Changing my mind about Hemingway
I never liked him. I thought his writing was masculine, arrogant and boring. I only liked his lifestyle and the places he hung out.
I owe my change of heart to a trip to northern Michigan, where bookstores displayed his works proudly. I got caught up in the charm and beauty of Petoskey and its independent bookstores. And I caved. I bought The Nick Adam Stories, which largely take place within the upper part of the Mitt. And I swore I wouldn’t just stick the book on my shelf. It took me a couple weeks to find the energy… and then… wow. Much to my surprise, I really liked theĀ series of short stories and partial essays, strung together chronologically to loosely tell the (at least partially factual) story of Ernest Hemingway, through his Nick Adams.

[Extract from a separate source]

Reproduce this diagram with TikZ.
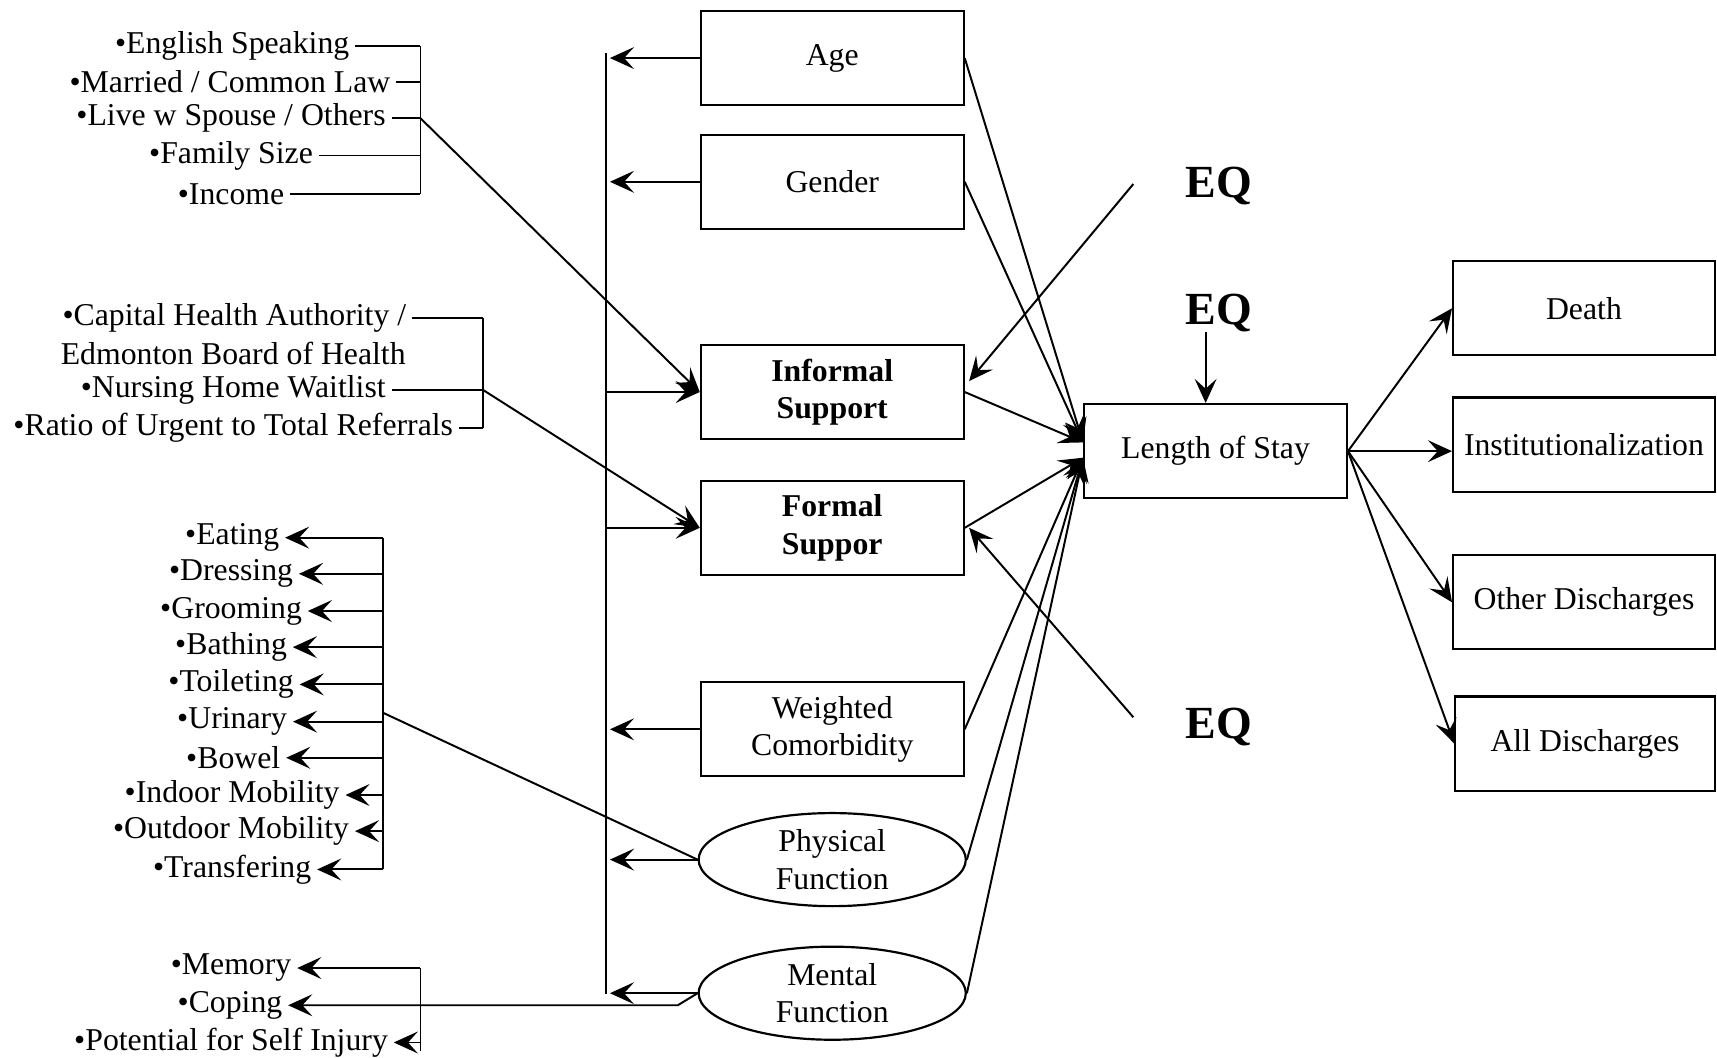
\documentclass[tikz,border=0pt]{standalone}
\usepackage{fontspec}
\setmainfont{Liberation Serif}
\usetikzlibrary{shapes.geometric,arrows.meta,calc}
\begin{document}
\begin{tikzpicture}[x=0.5pt,y=-0.5pt,
  every node/.style={font=\fontsize{14.5}{17}\selectfont},
  box/.style={draw,line width=1pt,minimum width=120pt,minimum height=43pt,align=center,inner sep=1pt},
  oval/.style={draw,ellipse,line width=1pt,minimum width=122pt,minimum height=42.5pt,align=center,inner sep=0pt},
  item/.style={inner sep=2.5pt},
  eqlab/.style={font=\bfseries\fontsize{21}{24}\selectfont},
  ln/.style={line width=0.9pt},
  arr/.style={ln,-{Stealth[length=11pt,width=10pt,inset=4.5pt]}},
]
\useasboundingbox (0,0) rectangle (1568,966);

% ---- central boxes
\node[box] (age) at (760,53) {Age};
\node[box] (gen) at (760,166) {Gender};
\node[box,font=\bfseries\fontsize{14.5}{17}\selectfont] (inf) at (760,358) {Informal\\Support};
\node[box,font=\bfseries\fontsize{14.5}{17}\selectfont] (frm) at (760,482) {Formal\\Suppor};
\node[box] (wc) at (760,666) {Weighted\\Comorbidity};
\node[oval] (phys) at (760,785) {Physical\\Function};
\node[oval] (ment) at (760,907) {Mental\\Function};

\node[box] (los) at (1110,412) {Length of Stay};
\node[box,minimum width=119.5pt] (death) at (1446.5,281.5) {Death};
\node[box,minimum width=119.5pt] (inst) at (1446.5,406) {Institutionalization};
\node[box,minimum width=119.5pt] (oth) at (1446.5,550) {Other Discharges};
\node[box,minimum width=118.5pt] (all) at (1447.5,679) {All Discharges};

% ---- EQ labels
\node[eqlab] (eq1) at (1113,170) {EQ};
\node[eqlab] (eq2) at (1113,286) {EQ};
\node[eqlab] (eq3) at (1113,664) {EQ};
\coordinate (eq1s) at (1035,168);
\coordinate (eq2s) at (1101,303);
\coordinate (eq3s) at (1035,655);

% ---- list 1
\node[item] (l1a) at (212,42) {•English Speaking};
\node[item] (l1b) at (210,75) {•Married / Common Law};
\node[item] (l1c) at (211,108) {•Live w Spouse / Others};
\node[item] (l1d) at (211,142) {•Family Size};
\node[item] (l1e) at (211,177) {•Income};
\coordinate (br1) at (384,0);
\foreach \n in {l1a,l1b,l1c,l1d,l1e}{\draw[ln] (\n.east) -- (\n.east -| br1);}
\draw[ln] (l1a.east -| br1) -- (l1e.east -| br1);
\draw[arr] (l1c.east -| br1) -- (inf.west);

% ---- list 2
\node[item] (l2a) at (214,290) {•Capital Health Authority /};
\node[item] (l2b) at (213,323) {Edmonton Board of Health};
\node[item] (l2c) at (213,356) {•Nursing Home Waitlist};
\node[item] (l2d) at (213,391) {•Ratio of Urgent to Total Referrals};
\coordinate (br2) at (441,0);
\foreach \n in {l2a,l2c,l2d}{\draw[ln] (\n.east) -- (\n.east -| br2);}
\draw[ln] (l2a.east -| br2) -- (l2d.east -| br2);
\draw[arr] (l2c.east -| br2) -- (frm.west);

% ---- list 3 (ADL)
\node[item] (l3a) at (212,491) {•Eating};
\node[item] (l3b) at (211,524) {•Dressing};
\node[item] (l3c) at (211,558) {•Grooming};
\node[item] (l3d) at (211,591) {•Bathing};
\node[item] (l3e) at (211,625) {•Toileting};
\node[item] (l3f) at (212,659) {•Urinary};
\node[item] (l3g) at (213,692) {•Bowel};
\node[item] (l3h) at (212,726) {•Indoor Mobility};
\node[item] (l3i) at (211,759) {•Outdoor Mobility};
\node[item] (l3j) at (212,794) {•Transfering};
\coordinate (br3) at (350,0);
\foreach \n in {l3a,l3b,l3c,l3d,l3e,l3f,l3g,l3h,l3i,l3j}{\draw[arr] (\n.east -| br3) -- (\n.east);}
\draw[ln] (l3a.east -| br3) -- (l3j.east -| br3);
\coordinate (p3) at (350,651);
\draw[ln] (p3) -- (phys.west);

% ---- list 4
\node[item] (l4a) at (211,884) {•Memory};
\node[item] (l4b) at (210,918) {•Coping};
\node[item] (l4c) at (211,952) {•Potential for Self Injury};
\coordinate (br4) at (384,0);
\draw[arr] (l4a.east -| br4) -- (l4a.east);
\draw[ln] (l4a.east -| br4) -- ([yshift=-4pt]l4c.east -| br4);
\draw[arr] (l4c.east -| br4) -- (l4c.east);
\draw[arr] (ment.west) -- ++(-18,11) coordinate (cb) -- (cb -| l4b.east);

% ---- bus
\coordinate (bus) at (553,0);
\coordinate (bustip) at (557,0);
\draw[ln] (553,48) -- (553,908);
\draw[arr] (age.west) -- (age.west -| bustip);
\draw[arr] (gen.west) -- (gen.west -| bustip);
\draw[arr] (inf.west -| bus) -- (inf.west);
\draw[arr] (frm.west -| bus) -- (frm.west);
\draw[arr] (wc.west) -- (wc.west -| bustip);
\draw[arr] (phys.west) -- (phys.west -| bustip);
\draw[arr] (ment.west) -- (ment.west -| bustip);

% ---- into Length of Stay
\coordinate (tA) at ([yshift=4pt]los.west);
\coordinate (tB) at ([yshift=-3pt]los.west);
\draw[arr] (age.east) -- (tA);
\draw[arr] (gen.east) -- (tA);
\draw[arr] (inf.east) -- (tA);
\draw[arr] (frm.east) -- (tB);
\draw[arr] (wc.east) -- (tB);
\draw[arr] (phys.east) -- (tB);
\draw[arr] (ment.east) -- (tB);

% ---- EQ arrows
\draw[arr] (eq1s) -- ([yshift=5pt,xshift=2pt]inf.east);
\draw[arr] (eq2s) -- (eq2s |- los.north);
\draw[arr] (eq3s) -- ([xshift=2pt]frm.east);

% ---- outcomes
\draw[arr] (los.east) -- (death.west);
\draw[arr] (los.east) -- (los.east -| inst.west);
\draw[arr] (los.east) -- (oth.west);
\draw[arr] (los.east) -- (all.west);
\end{tikzpicture}
\end{document}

His On Writing essay is included in the collection. I’ve read it before without really appreciating. This time, I did. This time, I felt it. Thank God we do in fact grow and change.
Hemingway talks of “tricks” writers use to engage the reader. He’s not a fan of those. I saw that clearly today. His writing is stripped of all pretense, all subjectivity, most description, and all “tricks.” It contains only what’s essential to the telling of the action. It doesn’t try to manipulate. You learn about characters by what they do and say, how others respond to them. He lets the readers choose how they will respond. They can judge; he does not. He favors fiction over fact, believing facts can be too limiting. That’s what I felt and understood this time around anyway.
And this time, I might know what he meant by “holding something in his head.” For me, it’s when you feel an urgent physical need to write something, very specific, and at this precises moment. Or it’s gone. Nothing else matters. If you delay, it’s as though something dies. A bunny, in his case.